Maori Davenport scores 25 points hours after judge grants motion allowing her to play

Maori Davenport reflects on what it was like to play after being deemed ineligible by the Alabama High School Athletic Association.

TROY, Ala. -- After weeks of speculation and scrutiny, embattled high school basketball star Maori Davenport made her eagerly anticipated return to the court Friday night in Charles Henderson High's 72-17 victory over Carroll High (Ozark, Alabama).

It was her first game in 43 days, but the senior needed just 19 seconds to get on the scoreboard. She finished with 25 points and -- per the scorer's table -- had too many rebounds and assists to keep track of. The game will be reviewed via video for official statistics.

"It just felt like I belonged there," she said after the game. "It's like I left a place and I came back right where I belonged."

The 6-foot-4 forward/center was deemed ineligible by the Alabama High School Athletic Association in November for depositing an $857.20 stipend check mistakenly sent by USA Basketball after she played for its under-18 team in August.

The AHSAA said Davenport violated the state's amateurism rules when she deposited the check. Davenport repaid USA Basketball in full as soon as she was made aware of the error, but the AHSAA suspended her after the fourth game of the high school season and upheld that ruling twice upon appeal.

However, Davenport's parents filed a lawsuit Thursday against the AHSAA and its director, Steve Savarese. A judge granted an emergency temporary motion Friday morning, allowing Davenport to play that night.

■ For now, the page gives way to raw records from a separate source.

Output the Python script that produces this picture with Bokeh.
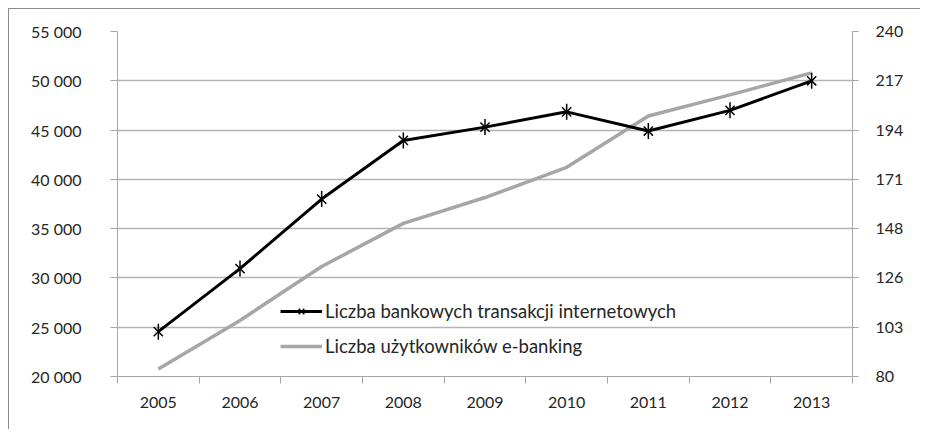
import math
from bokeh.plotting import figure
from bokeh.models import Range1d, LinearAxis, FixedTicker, Legend, LegendItem, ColumnDataSource
from bokeh.embed import file_html
from bokeh.resources import INLINE

years = ["2005", "2006", "2007", "2008", "2009", "2010", "2011", "2012", "2013"]
transactions = [24550, 30950, 38000, 43950, 45300, 46850, 44900, 47000, 50000]
users = [83.5, 106, 131, 151, 163, 177, 200.8, 210.6, 220.8]

left_ticks = [20000, 25000, 30000, 35000, 40000, 45000, 50000, 55000]
left_labels = ["20 000", "25 000", "30 000", "35 000", "40 000", "45 000", "50 000", "55 000"]
right_min, right_max = 80, 240
right_labels = ["80", "103", "126", "148", "171", "194", "217", "240"]

label_trans = "Liczba bankowych transakcji internetowych"
label_users = "Liczba użytkowników e-banking"

FONT = "Lato"
TXT = "#262626"
AXC = "#a6a6a6"
GRID = "#b4b4b4"

xs = [i + 0.5 for i in range(len(years))]
src = ColumnDataSource(dict(x=xs, t=transactions, u=users))

p = figure(width=912, height=421, output_backend="svg", toolbar_location=None,
           x_range=Range1d(0, len(years)), y_range=Range1d(left_ticks[0], left_ticks[-1]),
           frame_width=735, frame_height=345,
           min_border_left=108, min_border_top=22, min_border_right=68, min_border_bottom=53)
p.styles = {"margin-left": "8px", "margin-top": "8px",
            "border-left": "1px solid #8c8c8c", "border-top": "1px solid #8c8c8c"}
p.outline_line_color = None
p.background_fill_color = "white"
p.border_fill_color = "white"

p.extra_y_ranges = {"r": Range1d(right_min, right_max)}

# x axis
xa = p.xaxis[0]
xa.ticker = FixedTicker(ticks=xs, minor_ticks=list(range(len(years) + 1)))
xa.major_label_overrides = {x: y for x, y in zip(xs, years)}
xa.major_tick_line_color = None
xa.minor_tick_line_color = AXC
xa.minor_tick_out = 7
xa.minor_tick_in = 0
xa.axis_line_color = AXC
xa.major_label_text_font = FONT
xa.major_label_text_font_size = "16px"
xa.major_label_text_color = TXT
xa.major_label_standoff = 13

# left axis
ya = p.yaxis[0]
ya.ticker = FixedTicker(ticks=left_ticks)
ya.major_label_overrides = {t: l for t, l in zip(left_ticks, left_labels)}
ya.minor_tick_line_color = None
ya.major_tick_line_color = AXC
ya.major_tick_out = 7
ya.major_tick_in = 0
ya.axis_line_color = AXC
ya.major_label_text_font = FONT
ya.major_label_text_font_size = "16px"
ya.major_label_text_color = TXT
ya.major_label_standoff = 29

# right axis
step = (right_max - right_min) / (len(right_labels) - 1)
right_ticks = [right_min + k * step for k in range(len(right_labels))]
ra = LinearAxis(y_range_name="r", ticker=FixedTicker(ticks=right_ticks))
ra.major_label_overrides = {t: l for t, l in zip(right_ticks, right_labels)}
ra.minor_tick_line_color = None
ra.major_tick_line_color = AXC
ra.major_tick_out = 6
ra.major_tick_in = 0
ra.axis_line_color = AXC
ra.major_label_text_font = FONT
ra.major_label_text_font_size = "16px"
ra.major_label_text_color = TXT
ra.major_label_standoff = 17
p.add_layout(ra, "right")

p.xgrid.grid_line_color = None
p.ygrid.ticker = FixedTicker(ticks=left_ticks)
p.ygrid.grid_line_color = GRID
p.ygrid.grid_line_width = 1.5

gline = p.line("x", "u", source=src, y_range_name="r", line_color="#a6a6a6", line_width=3.5)
bline = p.line("x", "t", source=src, line_color="black", line_width=3)
bx = p.scatter("x", "t", source=src, marker="x", size=13, line_color="black", line_width=1.5)
bd = p.scatter("x", "t", source=src, marker="dash", size=16, angle=math.pi / 2,
               line_color="black", line_width=1.5)

legend = Legend(items=[LegendItem(label=label_trans, renderers=[bline, bx, bd]),
                       LegendItem(label=label_users, renderers=[gline])],
                location=(163, 19), orientation="vertical")
legend.border_line_color = None
legend.background_fill_alpha = 0
legend.padding = 0
legend.margin = 0
legend.spacing = 13
legend.glyph_width = 42
legend.glyph_height = 20
legend.label_standoff = 3
legend.label_text_font = FONT
legend.label_text_font_size = "18.5px"
legend.label_text_color = TXT
p.add_layout(legend, "center")

open("out.html", "w").write(file_html(p, INLINE))
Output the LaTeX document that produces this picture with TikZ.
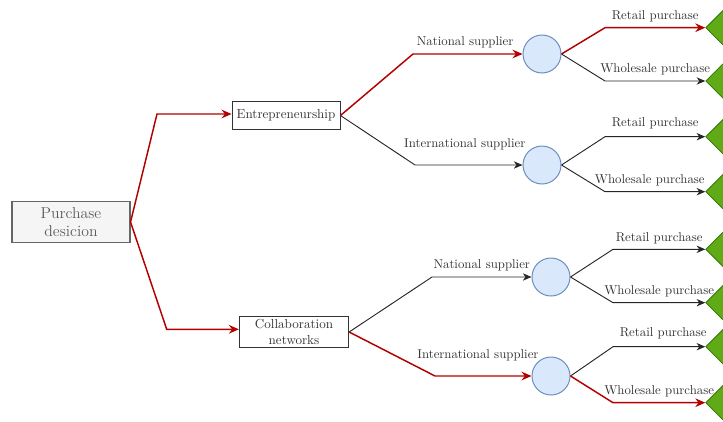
\documentclass[tikz,border=0pt]{standalone}
\usetikzlibrary{arrows.meta,shapes.geometric}
\definecolor{redl}{HTML}{B20000}
\definecolor{txt}{HTML}{333333}
\definecolor{cfill}{HTML}{DAE8FC}
\definecolor{cdraw}{HTML}{6C8EBF}
\definecolor{dfill}{HTML}{60A917}
\definecolor{ddraw}{HTML}{2D7600}
\definecolor{gfill}{HTML}{F5F5F5}
\definecolor{gdraw}{HTML}{666666}
\tikzset{
  box/.style={draw=txt, line width=0.7pt, fill=white, text=txt, font=\fontsize{9.8}{11.5}\selectfont, align=center, inner sep=0pt},
  mainbox/.style={draw=gdraw, line width=0.8pt, fill=gfill, text=txt!80!white, font=\fontsize{11.8}{13.5}\selectfont, align=center, inner sep=0pt},
  chance/.style={circle, draw=cdraw, fill=cfill, line width=0.75pt, minimum size=28.5pt, inner sep=0pt},
  leaf/.style={diamond, draw=ddraw, fill=dfill, line width=0.6pt, minimum width=32pt, minimum height=32pt, inner sep=0pt, aspect=1},
  redarr/.style={draw=redl, line width=1.1pt, -{Stealth[length=7.5pt,width=6.5pt,inset=2.5pt]}},
  blkarr/.style={draw=black!85, line width=0.7pt, -{Stealth[length=6.5pt,width=5.5pt,inset=2pt]}},
  lab/.style={above=2pt, text=txt, font=\fontsize{9.6}{11}\selectfont, inner sep=2pt, midway},
  hilab/.style={lab, yshift=7pt},
}
\begin{document}
\begin{tikzpicture}[x=0.75pt,y=-0.75pt]
\useasboundingbox (0,0) rectangle (723,421);
% nodes
\node[mainbox, minimum width=88.5pt, minimum height=30.75pt] (pd) at (71,222) {Purchase\\desicion};
\node[box, minimum width=81pt, minimum height=21pt] (ent) at (286,115.5) {Entrepreneurship};
\node[box, minimum width=82pt, minimum height=23.5pt] (col) at (294,332) {Collaboration\\networks};
\node[chance] (c1) at (542,54) {};
\node[chance] (c2) at (542,165) {};
\node[chance] (c3) at (551,277) {};
\node[chance] (c4) at (551,376) {};
\node[leaf] (d1) at (727,27.7) {};
\node[leaf] (d2) at (727,81) {};
\node[leaf] (d3) at (727,136.7) {};
\node[leaf] (d4) at (727,191.7) {};
\node[leaf] (d5) at (727,249.3) {};
\node[leaf] (d6) at (727,302.7) {};
\node[leaf] (d7) at (727,346.7) {};
\node[leaf] (d8) at (727,402.7) {};
% first level
\draw[redarr] (pd.east) -- (157,114) -- (ent.west |- 0,114);
\draw[redarr] (pd.east) -- (166.7,329.3) -- (col.west |- 0,329.3);
% second level
\draw[redarr] (ent.east) -- (413,54) -- node[lab, xshift=-2pt]{National supplier} (c1.west);
\draw[blkarr] (ent.east) -- (415,165) -- node[hilab, xshift=-3pt]{International supplier} (c2.west);
\draw[blkarr] (col.east) -- (432,277) -- node[lab]{National supplier} (c3.west);
\draw[redarr] (col.east) -- (435,376) -- node[hilab, xshift=-4pt]{International supplier} (c4.west);
% third level
\draw[redarr] (c1.east) -- (605,27.7) -- node[lab]{Retail purchase} (d1.west);
\draw[blkarr] (c1.east) -- (605,81) -- node[lab]{Wholesale purchase} (d2.west);
\draw[blkarr] (c2.east) -- (605,136.7) -- node[lab, yshift=1.5pt]{Retail purchase} (d3.west);
\draw[blkarr] (c2.east) -- (605,191.7) -- node[lab, xshift=-4pt]{Wholesale purchase} (d4.west);
\draw[blkarr] (c3.east) -- (613,249.3) -- node[lab]{Retail purchase} (d5.west);
\draw[blkarr] (c3.east) -- (613,302.7) -- node[lab]{Wholesale purchase} (d6.west);
\draw[blkarr] (c4.east) -- (613,346.7) -- node[lab, xshift=3pt, yshift=1.5pt]{Retail purchase} (d7.west);
\draw[redarr] (c4.east) -- (613,402.7) -- node[lab]{Wholesale purchase} (d8.west);
\end{tikzpicture}
\end{document}
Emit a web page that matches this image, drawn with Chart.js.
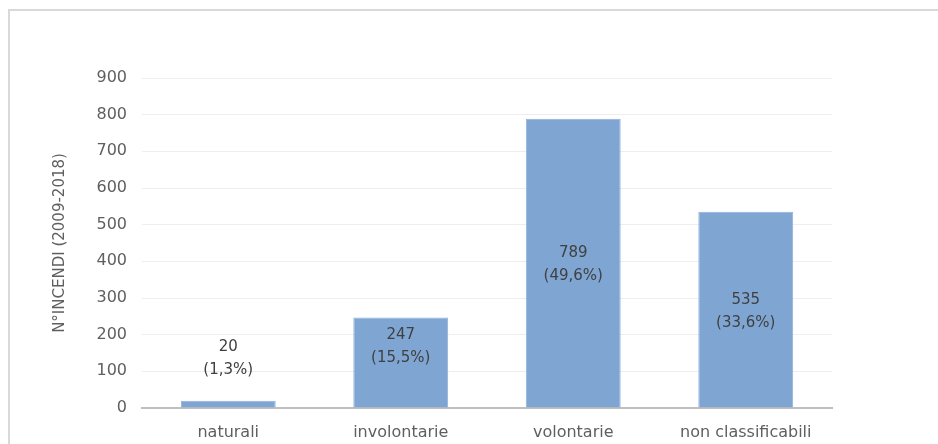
<!DOCTYPE html>
<html lang="it">
<head>
  <meta charset="UTF-8" />
  <title>Incendi per causa</title>
  <script src="https://cdn.jsdelivr.net/npm/chart.js"></script>
  <style>
    body {
      margin: 0;
      padding: 0;
      background: white;
    }
    #box {
      position: relative;
      width: 938px;
      height: 444px;
    }
    #frame {
      position: absolute;
      left: 8px;
      top: 9px;
      right: 0;
      bottom: 0;
      border-left: 2px solid #d9d9d9;
      border-top: 2px solid #d9d9d9;
    }
  </style>
</head>
<body>
  <div id="box">
    <div id="frame"></div>
    <canvas id="grafico"></canvas>
  </div>
  <script>
    const categorie = ['naturali', 'involontarie', 'volontarie', 'non classificabili'];
    const incendi = [20, 247, 789, 535];
    const percentuali = ['1,3%', '15,5%', '49,6%', '33,6%'];
    const posizioniEtichette = ['above', 'top', 'center', 'center'];

    const FONT = '"DejaVu Sans", sans-serif';

    const etichette = {
      id: 'etichette',
      afterDatasetsDraw(chart) {
        const ctx = chart.ctx;
        const meta = chart.getDatasetMeta(0);
        ctx.save();
        ctx.font = '15px ' + FONT;
        ctx.fillStyle = '#404040';
        ctx.textAlign = 'center';
        ctx.textBaseline = 'middle';
        meta.data.forEach((bar, i) => {
          let y1;
          if (posizioniEtichette[i] === 'above') y1 = bar.y - 54;
          else if (posizioniEtichette[i] === 'top') y1 = bar.y + 18;
          else y1 = (bar.y + bar.base) / 2 - 10;
          ctx.fillText(String(incendi[i]), bar.x, y1);
          ctx.fillText('(' + percentuali[i] + ')', bar.x, y1 + 23);
        });
        ctx.restore();
      }
    };

    new Chart(document.getElementById('grafico'), {
      type: 'bar',
      data: {
        labels: categorie,
        datasets: [{
          data: incendi,
          backgroundColor: '#7fa6d3',
          borderColor: '#8fb1da',
          borderWidth: 1,
          categoryPercentage: 0.55,
          barPercentage: 1
        }]
      },
      options: {
        responsive: true,
        maintainAspectRatio: false,
        animation: false,
        layout: { padding: { left: 47, right: 106, top: 78, bottom: 0 } },
        plugins: {
          legend: { display: false },
          tooltip: { enabled: false }
        },
        scales: {
          x: {
            afterFit(scale) { scale.height = 36; },
            grid: { display: false, drawTicks: false },
            border: { color: '#bfbfbf', width: 2 },
            ticks: {
              color: '#5f5f5f',
              padding: 15,
              font: { family: FONT, size: 16 }
            }
          },
          y: {
            min: 0,
            max: 900,
            afterFit(scale) { scale.width = 95; },
            grid: { color: '#eeeeee', lineWidth: 1, drawTicks: false },
            border: { display: false },
            ticks: {
              stepSize: 100,
              color: '#5f5f5f',
              padding: 15,
              font: { family: FONT, size: 16 }
            },
            title: {
              display: true,
              text: 'N°INCENDI (2009-2018)',
              color: '#5f5f5f',
              font: { family: FONT, size: 15 }
            }
          }
        }
      },
      plugins: [etichette]
    });
  </script>
</body>
</html>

The street leading to the school was littered with dozens of signs that read "We support Maori," and there was a standing-room-only crowd. Many of those in attendance were wearing "23" shirts or holding "We love MD" signs in her honor. A slew of local and national reporters were on hand to document her triumphant return.

The soft-spoken Davenport, who has committed to play at Rutgers next season, was visibly moved by the outpouring of support.

"I knew the city was behind me, but they really showed up and showed out today," she said after the game. "[The signs] were the coolest thing ever. I never imagined signs for me.

"I will never let myself forget this day. I will tell my grandkids one day about this and the night grandma scored 25 points and had a few rebounds."

Davenport and her team routed the opposition from the opening tip and took a 43-5 lead at halftime. Davenport scored 18 of her 25 points in the first two quarters.

Each basket, and touch of the ball, was met by an excited ovation from the crowd. She called her performance "OK," but was elated to be back on the court with her teammates -- and the feeling seemed mutual. Throughout the game, and after in the locker room, her teammates flocked around her with hugs and high-fives.

Several members of the team discussed how surreal the past several weeks have been.

"It's all really been a shock to me," senior Tatyana Siler said. "But when I saw Kobe Bryant, DeMarcus Cousins, Chris Paul were tweeting about it, I knew then she was going to come back. With their support, I think anybody could come back."

The Trojans next play Tuesday at Greenville High School, and Davenport is expected to be in the lineup. The next court hearing on her case will be at 2:30 p.m. ET on Jan. 22.